[WORK INSTRUCTIONS]: Copy out all of the data exactly as it appears.

—————

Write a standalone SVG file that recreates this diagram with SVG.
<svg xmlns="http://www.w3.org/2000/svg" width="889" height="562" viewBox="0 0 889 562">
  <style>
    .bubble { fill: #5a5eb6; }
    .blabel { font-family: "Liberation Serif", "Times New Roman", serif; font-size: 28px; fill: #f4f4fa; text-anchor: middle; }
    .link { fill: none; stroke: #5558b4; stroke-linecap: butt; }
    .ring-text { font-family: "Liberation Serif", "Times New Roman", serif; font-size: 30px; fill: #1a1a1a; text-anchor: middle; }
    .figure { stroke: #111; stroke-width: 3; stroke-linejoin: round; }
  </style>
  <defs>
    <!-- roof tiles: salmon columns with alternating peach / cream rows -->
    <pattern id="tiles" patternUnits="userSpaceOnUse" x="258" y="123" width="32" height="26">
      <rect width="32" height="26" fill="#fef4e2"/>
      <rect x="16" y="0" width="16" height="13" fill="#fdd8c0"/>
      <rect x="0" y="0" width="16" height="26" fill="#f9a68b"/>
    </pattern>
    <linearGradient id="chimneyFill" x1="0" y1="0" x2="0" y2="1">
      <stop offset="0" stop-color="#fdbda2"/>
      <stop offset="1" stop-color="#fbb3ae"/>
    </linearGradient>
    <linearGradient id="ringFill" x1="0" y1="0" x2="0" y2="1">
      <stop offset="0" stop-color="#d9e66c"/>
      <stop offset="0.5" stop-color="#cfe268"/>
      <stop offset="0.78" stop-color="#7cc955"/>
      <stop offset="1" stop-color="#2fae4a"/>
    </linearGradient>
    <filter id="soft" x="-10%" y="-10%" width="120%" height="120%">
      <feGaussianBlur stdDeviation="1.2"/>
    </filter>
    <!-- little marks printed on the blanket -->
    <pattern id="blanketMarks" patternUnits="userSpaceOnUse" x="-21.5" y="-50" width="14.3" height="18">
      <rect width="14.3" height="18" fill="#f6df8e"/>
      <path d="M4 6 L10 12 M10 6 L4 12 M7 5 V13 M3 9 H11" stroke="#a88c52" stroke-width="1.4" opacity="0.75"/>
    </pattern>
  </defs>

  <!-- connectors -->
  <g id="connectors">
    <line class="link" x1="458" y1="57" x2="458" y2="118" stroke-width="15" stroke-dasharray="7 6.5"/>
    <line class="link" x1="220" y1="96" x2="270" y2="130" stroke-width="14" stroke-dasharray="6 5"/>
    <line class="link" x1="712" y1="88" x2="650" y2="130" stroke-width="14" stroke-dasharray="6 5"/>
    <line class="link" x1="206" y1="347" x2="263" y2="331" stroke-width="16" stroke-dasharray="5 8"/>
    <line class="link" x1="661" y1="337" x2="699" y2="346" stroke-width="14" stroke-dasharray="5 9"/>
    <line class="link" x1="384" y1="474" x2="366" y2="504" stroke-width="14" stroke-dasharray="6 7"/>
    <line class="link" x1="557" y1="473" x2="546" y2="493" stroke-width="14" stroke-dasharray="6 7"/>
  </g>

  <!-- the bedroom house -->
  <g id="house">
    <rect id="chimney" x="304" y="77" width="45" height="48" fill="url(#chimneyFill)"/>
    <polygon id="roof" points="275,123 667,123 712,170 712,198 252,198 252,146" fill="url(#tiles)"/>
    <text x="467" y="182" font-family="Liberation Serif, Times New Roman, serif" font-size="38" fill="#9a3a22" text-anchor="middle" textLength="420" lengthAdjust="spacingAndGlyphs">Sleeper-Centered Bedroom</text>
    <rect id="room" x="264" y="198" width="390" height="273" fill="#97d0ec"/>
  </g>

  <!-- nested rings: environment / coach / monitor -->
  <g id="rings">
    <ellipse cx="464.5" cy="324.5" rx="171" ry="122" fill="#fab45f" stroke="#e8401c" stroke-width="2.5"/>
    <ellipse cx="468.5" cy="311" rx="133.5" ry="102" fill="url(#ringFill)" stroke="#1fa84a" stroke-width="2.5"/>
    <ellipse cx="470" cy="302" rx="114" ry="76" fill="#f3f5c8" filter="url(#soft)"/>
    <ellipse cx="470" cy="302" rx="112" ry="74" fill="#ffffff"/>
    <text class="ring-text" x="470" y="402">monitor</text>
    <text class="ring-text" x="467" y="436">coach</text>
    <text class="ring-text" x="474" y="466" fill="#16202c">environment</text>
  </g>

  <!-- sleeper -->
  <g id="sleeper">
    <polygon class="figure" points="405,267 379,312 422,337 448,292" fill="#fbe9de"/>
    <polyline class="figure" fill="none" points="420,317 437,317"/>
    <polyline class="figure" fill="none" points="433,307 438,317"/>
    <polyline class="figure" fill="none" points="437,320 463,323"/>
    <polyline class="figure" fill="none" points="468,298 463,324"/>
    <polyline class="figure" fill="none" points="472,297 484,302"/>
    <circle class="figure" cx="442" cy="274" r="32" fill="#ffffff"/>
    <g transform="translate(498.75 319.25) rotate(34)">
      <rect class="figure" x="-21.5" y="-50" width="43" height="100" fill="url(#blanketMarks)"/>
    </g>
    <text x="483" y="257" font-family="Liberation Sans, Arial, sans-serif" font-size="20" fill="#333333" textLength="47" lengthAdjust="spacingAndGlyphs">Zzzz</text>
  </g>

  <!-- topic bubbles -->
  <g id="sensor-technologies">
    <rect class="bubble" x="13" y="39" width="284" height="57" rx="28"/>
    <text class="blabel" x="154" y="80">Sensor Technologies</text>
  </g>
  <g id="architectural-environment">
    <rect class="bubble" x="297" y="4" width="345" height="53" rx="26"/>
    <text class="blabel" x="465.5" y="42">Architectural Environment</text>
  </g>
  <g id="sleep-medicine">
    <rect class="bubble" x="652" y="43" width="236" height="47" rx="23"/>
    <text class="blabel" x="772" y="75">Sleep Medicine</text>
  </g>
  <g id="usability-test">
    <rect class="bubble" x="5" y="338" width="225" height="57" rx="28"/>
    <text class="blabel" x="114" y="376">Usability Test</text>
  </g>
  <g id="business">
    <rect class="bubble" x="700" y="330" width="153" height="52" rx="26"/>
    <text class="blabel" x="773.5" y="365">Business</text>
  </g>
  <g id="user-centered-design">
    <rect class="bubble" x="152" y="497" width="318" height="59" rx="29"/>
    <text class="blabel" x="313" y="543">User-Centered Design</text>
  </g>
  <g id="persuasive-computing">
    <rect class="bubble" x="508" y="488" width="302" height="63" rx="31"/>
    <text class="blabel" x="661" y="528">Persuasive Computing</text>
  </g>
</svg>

—————

[TASK RESPONSE]:
Write a standalone SVG file that recreates this diagram with SVG.
<svg xmlns="http://www.w3.org/2000/svg" width="889" height="562" viewBox="0 0 889 562">
  <style>
    .bubble { fill: #5a5eb6; }
    .blabel { font-family: "Liberation Serif", "Times New Roman", serif; font-size: 28px; fill: #f4f4fa; text-anchor: middle; }
    .link { fill: none; stroke: #5558b4; stroke-linecap: butt; }
    .ring-text { font-family: "Liberation Serif", "Times New Roman", serif; font-size: 30px; fill: #1a1a1a; text-anchor: middle; }
    .figure { stroke: #111; stroke-width: 3; stroke-linejoin: round; }
  </style>
  <defs>
    <!-- roof tiles: salmon columns with alternating peach / cream rows -->
    <pattern id="tiles" patternUnits="userSpaceOnUse" x="258" y="123" width="32" height="26">
      <rect width="32" height="26" fill="#fef4e2"/>
      <rect x="16" y="0" width="16" height="13" fill="#fdd8c0"/>
      <rect x="0" y="0" width="16" height="26" fill="#f9a68b"/>
    </pattern>
    <linearGradient id="chimneyFill" x1="0" y1="0" x2="0" y2="1">
      <stop offset="0" stop-color="#fdbda2"/>
      <stop offset="1" stop-color="#fbb3ae"/>
    </linearGradient>
    <linearGradient id="ringFill" x1="0" y1="0" x2="0" y2="1">
      <stop offset="0" stop-color="#d9e66c"/>
      <stop offset="0.5" stop-color="#cfe268"/>
      <stop offset="0.78" stop-color="#7cc955"/>
      <stop offset="1" stop-color="#2fae4a"/>
    </linearGradient>
    <filter id="soft" x="-10%" y="-10%" width="120%" height="120%">
      <feGaussianBlur stdDeviation="1.2"/>
    </filter>
    <!-- little marks printed on the blanket -->
    <pattern id="blanketMarks" patternUnits="userSpaceOnUse" x="-21.5" y="-50" width="14.3" height="18">
      <rect width="14.3" height="18" fill="#f6df8e"/>
      <path d="M4 6 L10 12 M10 6 L4 12 M7 5 V13 M3 9 H11" stroke="#a88c52" stroke-width="1.4" opacity="0.75"/>
    </pattern>
  </defs>

  <!-- connectors -->
  <g id="connectors">
    <line class="link" x1="458" y1="57" x2="458" y2="118" stroke-width="15" stroke-dasharray="7 6.5"/>
    <line class="link" x1="220" y1="96" x2="270" y2="130" stroke-width="14" stroke-dasharray="6 5"/>
    <line class="link" x1="712" y1="88" x2="650" y2="130" stroke-width="14" stroke-dasharray="6 5"/>
    <line class="link" x1="206" y1="347" x2="263" y2="331" stroke-width="16" stroke-dasharray="5 8"/>
    <line class="link" x1="661" y1="337" x2="699" y2="346" stroke-width="14" stroke-dasharray="5 9"/>
    <line class="link" x1="384" y1="474" x2="366" y2="504" stroke-width="14" stroke-dasharray="6 7"/>
    <line class="link" x1="557" y1="473" x2="546" y2="493" stroke-width="14" stroke-dasharray="6 7"/>
  </g>

  <!-- the bedroom house -->
  <g id="house">
    <rect id="chimney" x="304" y="77" width="45" height="48" fill="url(#chimneyFill)"/>
    <polygon id="roof" points="275,123 667,123 712,170 712,198 252,198 252,146" fill="url(#tiles)"/>
    <text x="467" y="182" font-family="Liberation Serif, Times New Roman, serif" font-size="38" fill="#9a3a22" text-anchor="middle" textLength="420" lengthAdjust="spacingAndGlyphs">Sleeper-Centered Bedroom</text>
    <rect id="room" x="264" y="198" width="390" height="273" fill="#97d0ec"/>
  </g>

  <!-- nested rings: environment / coach / monitor -->
  <g id="rings">
    <ellipse cx="464.5" cy="324.5" rx="171" ry="122" fill="#fab45f" stroke="#e8401c" stroke-width="2.5"/>
    <ellipse cx="468.5" cy="311" rx="133.5" ry="102" fill="url(#ringFill)" stroke="#1fa84a" stroke-width="2.5"/>
    <ellipse cx="470" cy="302" rx="114" ry="76" fill="#f3f5c8" filter="url(#soft)"/>
    <ellipse cx="470" cy="302" rx="112" ry="74" fill="#ffffff"/>
    <text class="ring-text" x="470" y="402">monitor</text>
    <text class="ring-text" x="467" y="436">coach</text>
    <text class="ring-text" x="474" y="466" fill="#16202c">environment</text>
  </g>

  <!-- sleeper -->
  <g id="sleeper">
    <polygon class="figure" points="405,267 379,312 422,337 448,292" fill="#fbe9de"/>
    <polyline class="figure" fill="none" points="420,317 437,317"/>
    <polyline class="figure" fill="none" points="433,307 438,317"/>
    <polyline class="figure" fill="none" points="437,320 463,323"/>
    <polyline class="figure" fill="none" points="468,298 463,324"/>
    <polyline class="figure" fill="none" points="472,297 484,302"/>
    <circle class="figure" cx="442" cy="274" r="32" fill="#ffffff"/>
    <g transform="translate(498.75 319.25) rotate(34)">
      <rect class="figure" x="-21.5" y="-50" width="43" height="100" fill="url(#blanketMarks)"/>
    </g>
    <text x="483" y="257" font-family="Liberation Sans, Arial, sans-serif" font-size="20" fill="#333333" textLength="47" lengthAdjust="spacingAndGlyphs">Zzzz</text>
  </g>

  <!-- topic bubbles -->
  <g id="sensor-technologies">
    <rect class="bubble" x="13" y="39" width="284" height="57" rx="28"/>
    <text class="blabel" x="154" y="80">Sensor Technologies</text>
  </g>
  <g id="architectural-environment">
    <rect class="bubble" x="297" y="4" width="345" height="53" rx="26"/>
    <text class="blabel" x="465.5" y="42">Architectural Environment</text>
  </g>
  <g id="sleep-medicine">
    <rect class="bubble" x="652" y="43" width="236" height="47" rx="23"/>
    <text class="blabel" x="772" y="75">Sleep Medicine</text>
  </g>
  <g id="usability-test">
    <rect class="bubble" x="5" y="338" width="225" height="57" rx="28"/>
    <text class="blabel" x="114" y="376">Usability Test</text>
  </g>
  <g id="business">
    <rect class="bubble" x="700" y="330" width="153" height="52" rx="26"/>
    <text class="blabel" x="773.5" y="365">Business</text>
  </g>
  <g id="user-centered-design">
    <rect class="bubble" x="152" y="497" width="318" height="59" rx="29"/>
    <text class="blabel" x="313" y="543">User-Centered Design</text>
  </g>
  <g id="persuasive-computing">
    <rect class="bubble" x="508" y="488" width="302" height="63" rx="31"/>
    <text class="blabel" x="661" y="528">Persuasive Computing</text>
  </g>
</svg>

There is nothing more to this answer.